I recently traveled north, as I do during most longer school breaks, to visit “my side of the family.”  My wife goes many of the times, when work and other commitments allow, but not every time.  (Did you know there are people who don’t just get a week or two or ten off at a time?)  As we’ve made that trip so many times over the years, we’ve celebrated births and birthdays, deaths, holidays, graduations, and sometimes just the ability to get together for a shared meal on Sunday afternoon.  My siblings and I have watched our children grow into their twenties as we’ve grown into our 40s and 50s.

Now, though, as it’s just starting to get more difficult to crawl around on the floor, I have a niece and nephew, both under the age of three.  My sister and her wife, it seems, are in the process of adoption.       Full stop.  Wow.

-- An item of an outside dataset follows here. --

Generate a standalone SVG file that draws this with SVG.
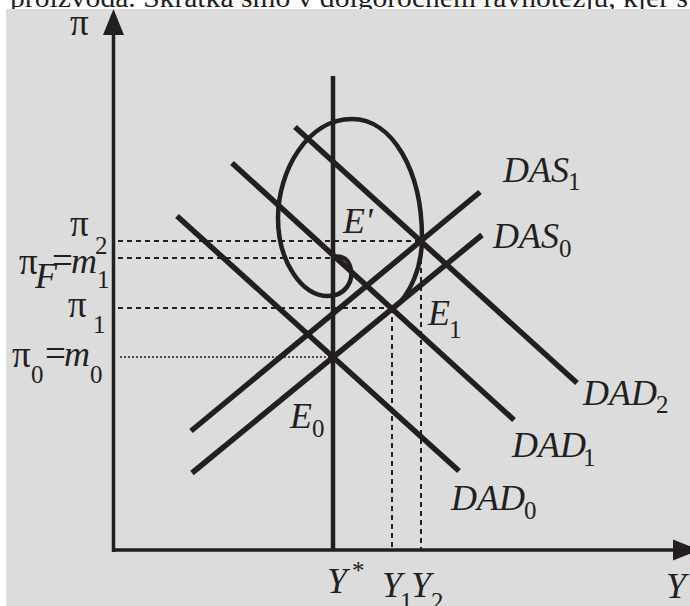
<svg xmlns="http://www.w3.org/2000/svg" width="690" height="606" viewBox="0 0 690 606">
<style>
.ln{stroke:#231f20;fill:none;stroke-linecap:butt}
.th{stroke-width:5.5}
.ax{stroke-width:3.5}
.dash{stroke:#231f20;stroke-width:2;stroke-dasharray:5 4;fill:none}
.dot{stroke:#231f20;stroke-width:1.6;stroke-dasharray:2 2;fill:none}
.lb{font-family:"Liberation Serif","Times New Roman",serif;font-style:italic;font-size:36px;fill:#231f20}
.sb{font-family:"Liberation Serif","Times New Roman",serif;font-style:normal;font-size:25px;fill:#231f20}
.pi{font-family:"Liberation Serif","Times New Roman",serif;font-style:normal;font-size:37px;fill:#231f20}
</style>
<rect x="0" y="0" width="690" height="606" fill="#ffffff"/>
<text x="10" y="7" font-family="Liberation Serif, serif" font-size="28" fill="#231f20" textLength="678" lengthAdjust="spacingAndGlyphs">proizvoda. Skratka smo v dolgoročnem ravnotežju, kjer s</text>
<rect x="6" y="9" width="684" height="597" fill="#dcdcdc"/>

<g id="axes">
  <line class="ln ax" x1="113.5" y1="30" x2="113.5" y2="552"/>
  <polygon points="113.5,9 103,35 124,35" fill="#231f20"/>
  <line class="ln ax" x1="112" y1="550" x2="678" y2="550"/>
  <polygon points="699,550 673,539.5 673,560.5" fill="#231f20"/>
</g>

<g id="guides">
  <line class="dash" x1="118" y1="241" x2="420" y2="241"/>
  <line class="dash" x1="118" y1="258" x2="333" y2="258"/>
  <line class="dash" x1="118" y1="308" x2="393" y2="308"/>
  <line class="dot" x1="120" y1="357" x2="333" y2="357"/>
  <line class="dash" x1="392" y1="308" x2="392" y2="549"/>
  <line class="dash" x1="421" y1="241" x2="421" y2="549"/>
</g>

<g id="connectors">
  <line id="Ystar" class="ln" stroke-width="4.5" x1="333" y1="76" x2="333" y2="550"/>
  <line id="DAD0-line" class="ln th" x1="177" y1="216" x2="459" y2="471"/>
  <line id="DAD1-line" class="ln th" x1="232" y1="163" x2="514" y2="420"/>
  <line id="DAD2-line" class="ln th" x1="295" y1="127" x2="577" y2="383"/>
  <line id="DAS0-line" class="ln th" x1="192" y1="473" x2="482" y2="235"/>
  <line id="DAS1-line" class="ln th" x1="191" y1="431" x2="480" y2="192"/>
  <path id="spiral" class="ln" stroke-width="4.5" d="M393,309 C410,295 422,268 422,238 C422,170 392,119 352,119 C308,119 278,170 278,218 C278,262 302,296 328,296 C345,296 353,282 351,270 C349,259 342,255 334,257"/>
</g>

<g id="labels">
  <text class="pi" x="70" y="35">π</text>
  <g id="pi2"><text class="pi" x="70" y="236">π</text><text class="sb" x="95" y="254">2</text></g>
  <g id="piF"><text class="pi" x="19" y="274">π</text><text class="lb" font-size="29" x="35" y="288">F</text><text class="pi" x="52" y="273">=</text><text class="lb" x="71" y="273">m</text><text class="sb" x="97" y="288">1</text></g>
  <g id="pi1"><text class="pi" x="68" y="317">π</text><text class="sb" x="93" y="333">1</text></g>
  <g id="pi0"><text class="pi" x="12" y="367">π</text><text class="sb" x="31" y="383">0</text><text class="pi" x="45" y="366">=</text><text class="lb" x="64" y="366">m</text><text class="sb" x="90" y="383">0</text></g>

  <g id="DAS1"><text class="lb" x="503" y="182">DAS</text><text class="sb" x="568" y="190">1</text></g>
  <g id="DAS0"><text class="lb" x="493" y="248">DAS</text><text class="sb" x="559" y="257">0</text></g>
  <g id="DAD2"><text class="lb" x="583" y="405">DAD</text><text class="sb" x="656" y="413">2</text></g>
  <g id="DAD1"><text class="lb" x="512" y="457">DAD</text><text class="sb" x="583" y="466">1</text></g>
  <g id="DAD0"><text class="lb" x="451" y="510">DAD</text><text class="sb" x="524" y="519">0</text></g>

  <g id="Eprime"><text class="lb" x="343" y="233">E'</text></g>
  <g id="E1"><text class="lb" x="428" y="325">E</text><text class="sb" x="449" y="338">1</text></g>
  <g id="E0"><text class="lb" x="290" y="428">E</text><text class="sb" x="312" y="437">0</text></g>

  <g id="Ystar-lbl"><text class="lb" x="327" y="593">Y</text><text class="sb" x="352" y="579">*</text></g>
  <g id="Y1"><text class="lb" x="382" y="597">Y</text><text class="sb" x="400" y="610">1</text></g>
  <g id="Y2"><text class="lb" x="411" y="597">Y</text><text class="sb" x="431" y="610">2</text></g>
  <g id="Yaxis"><text class="lb" x="666" y="598">Y</text></g>
</g>
</svg>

Those two little kids are nothing short of precious.  Their young lives hold the potential of every new birth, and they’ve already grown to bring so much joy to the new family around them.  The oldest, a boy, has a mop of blonde hair and an impish look that never ceases to bring a smile to anyone who sees it.  The youngest, a girl who’s yet to see her first birthday, wears a grin most of the time and has the odd habit of rolling/scooting instead of crawling.  Her chunky little legs cry out to be gently pinched, and her dark brown hair is in a constant state of muss.

They’re kids.  They’re a son and a daughter to their new parents, a niece and a nephew to some of us, grandchildren to others, and new cousins to the rest.  Adopted into the family (well, almost, as the wheels of the system move slowly).

Choosing to adopt is an act of love and grace.  Adoption, in and of itself, is incredible.

“It doesn’t matter, as long as he or she is healthy…”

Adopting children who were born into opioid addiction? That takes things to a whole new level.

Some folks, it seems, want and hope otherwise.

Greater love has no one than this: to lay down one’s life for one’s friends.